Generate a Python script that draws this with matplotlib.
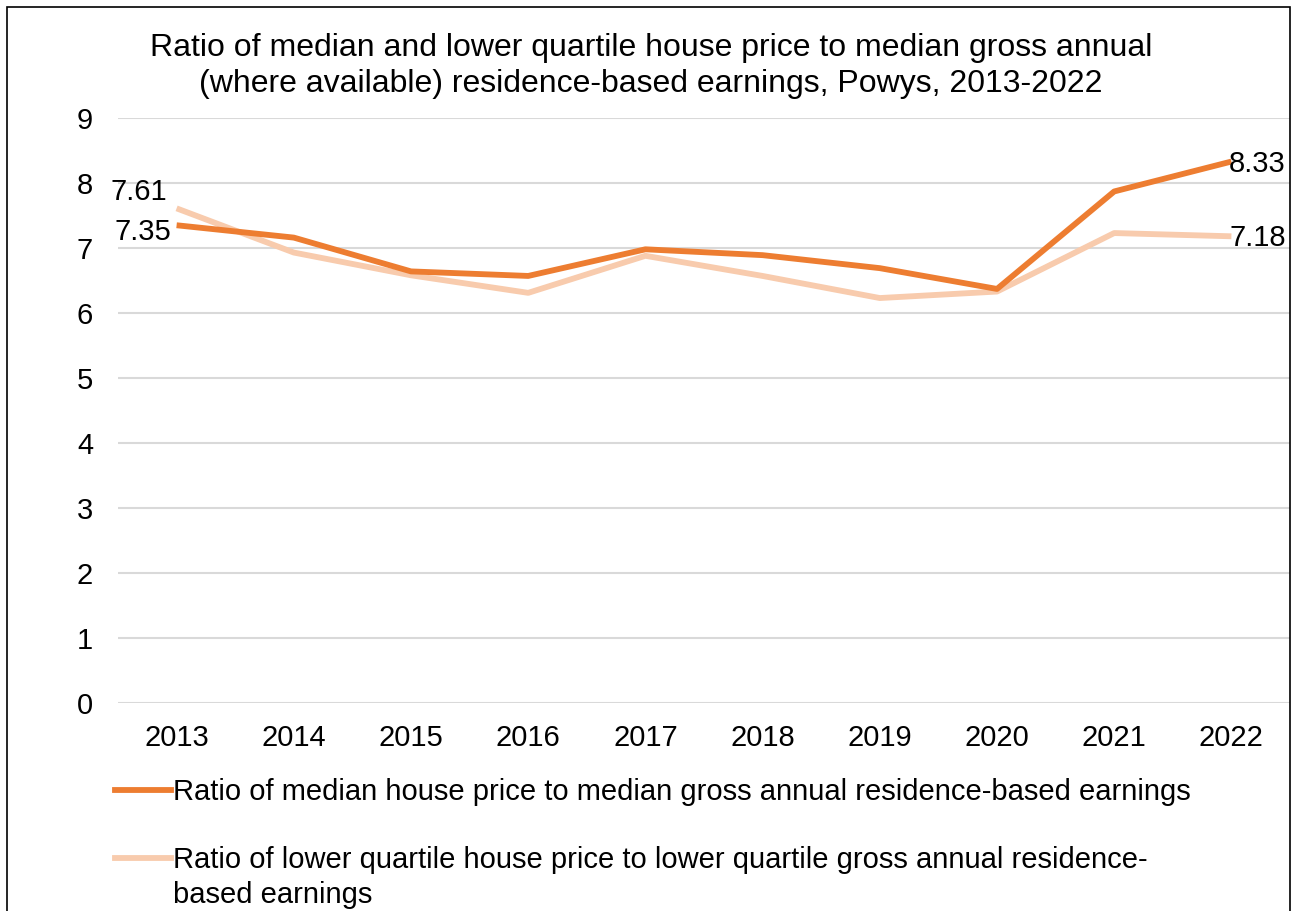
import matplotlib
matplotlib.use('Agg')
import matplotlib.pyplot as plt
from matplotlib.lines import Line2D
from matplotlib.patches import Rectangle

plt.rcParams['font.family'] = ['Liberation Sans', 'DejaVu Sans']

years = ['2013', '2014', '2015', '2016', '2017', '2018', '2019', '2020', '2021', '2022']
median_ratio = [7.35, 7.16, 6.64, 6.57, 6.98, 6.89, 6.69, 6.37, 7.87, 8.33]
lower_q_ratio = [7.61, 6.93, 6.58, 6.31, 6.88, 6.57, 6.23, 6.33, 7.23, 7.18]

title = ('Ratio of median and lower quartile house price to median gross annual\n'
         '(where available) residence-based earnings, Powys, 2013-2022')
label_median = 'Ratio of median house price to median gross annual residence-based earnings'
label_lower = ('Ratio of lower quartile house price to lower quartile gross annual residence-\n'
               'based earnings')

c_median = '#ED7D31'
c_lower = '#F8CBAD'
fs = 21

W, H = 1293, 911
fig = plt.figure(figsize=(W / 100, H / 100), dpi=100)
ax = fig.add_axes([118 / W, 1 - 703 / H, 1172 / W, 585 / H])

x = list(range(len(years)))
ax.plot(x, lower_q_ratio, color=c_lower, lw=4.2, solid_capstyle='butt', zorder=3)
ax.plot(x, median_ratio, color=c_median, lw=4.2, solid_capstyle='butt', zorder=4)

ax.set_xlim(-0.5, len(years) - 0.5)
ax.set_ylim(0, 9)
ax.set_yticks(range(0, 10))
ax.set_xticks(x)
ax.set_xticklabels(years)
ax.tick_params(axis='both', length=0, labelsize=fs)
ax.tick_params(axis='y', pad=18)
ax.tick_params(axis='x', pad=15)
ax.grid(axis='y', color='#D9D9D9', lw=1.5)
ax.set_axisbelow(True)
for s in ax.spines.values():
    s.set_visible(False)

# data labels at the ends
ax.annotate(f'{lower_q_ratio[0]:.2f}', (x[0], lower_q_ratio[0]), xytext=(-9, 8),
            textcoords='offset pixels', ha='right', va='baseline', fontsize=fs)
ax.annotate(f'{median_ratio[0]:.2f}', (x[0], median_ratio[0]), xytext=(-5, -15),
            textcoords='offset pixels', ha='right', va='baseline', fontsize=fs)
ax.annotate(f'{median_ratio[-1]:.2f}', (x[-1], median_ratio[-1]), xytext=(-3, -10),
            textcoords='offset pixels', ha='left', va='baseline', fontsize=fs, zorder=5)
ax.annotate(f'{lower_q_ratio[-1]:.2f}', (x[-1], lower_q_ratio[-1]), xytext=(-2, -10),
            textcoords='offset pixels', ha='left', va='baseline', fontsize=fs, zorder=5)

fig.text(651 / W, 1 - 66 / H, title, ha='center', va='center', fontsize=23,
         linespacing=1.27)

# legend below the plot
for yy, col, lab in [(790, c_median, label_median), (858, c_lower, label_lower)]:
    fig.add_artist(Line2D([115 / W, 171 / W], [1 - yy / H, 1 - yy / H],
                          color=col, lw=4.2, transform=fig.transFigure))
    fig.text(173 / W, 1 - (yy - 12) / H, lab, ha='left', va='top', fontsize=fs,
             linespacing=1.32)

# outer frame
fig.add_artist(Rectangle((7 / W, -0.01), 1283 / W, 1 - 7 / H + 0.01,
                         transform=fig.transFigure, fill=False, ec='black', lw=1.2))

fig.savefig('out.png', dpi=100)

+ + + + +

** Written problem **
Leave out any pictures and return exactly the lines from the beginning of the data through the line with "plt.rcParams['font.family'] = ['Liberation", inclusive.

** Response **
Generate a Python script that draws this with matplotlib.
import matplotlib
matplotlib.use('Agg')
import matplotlib.pyplot as plt
from matplotlib.lines import Line2D
from matplotlib.patches import Rectangle

plt.rcParams['font.family'] = ['Liberation Sans', 'DejaVu Sans']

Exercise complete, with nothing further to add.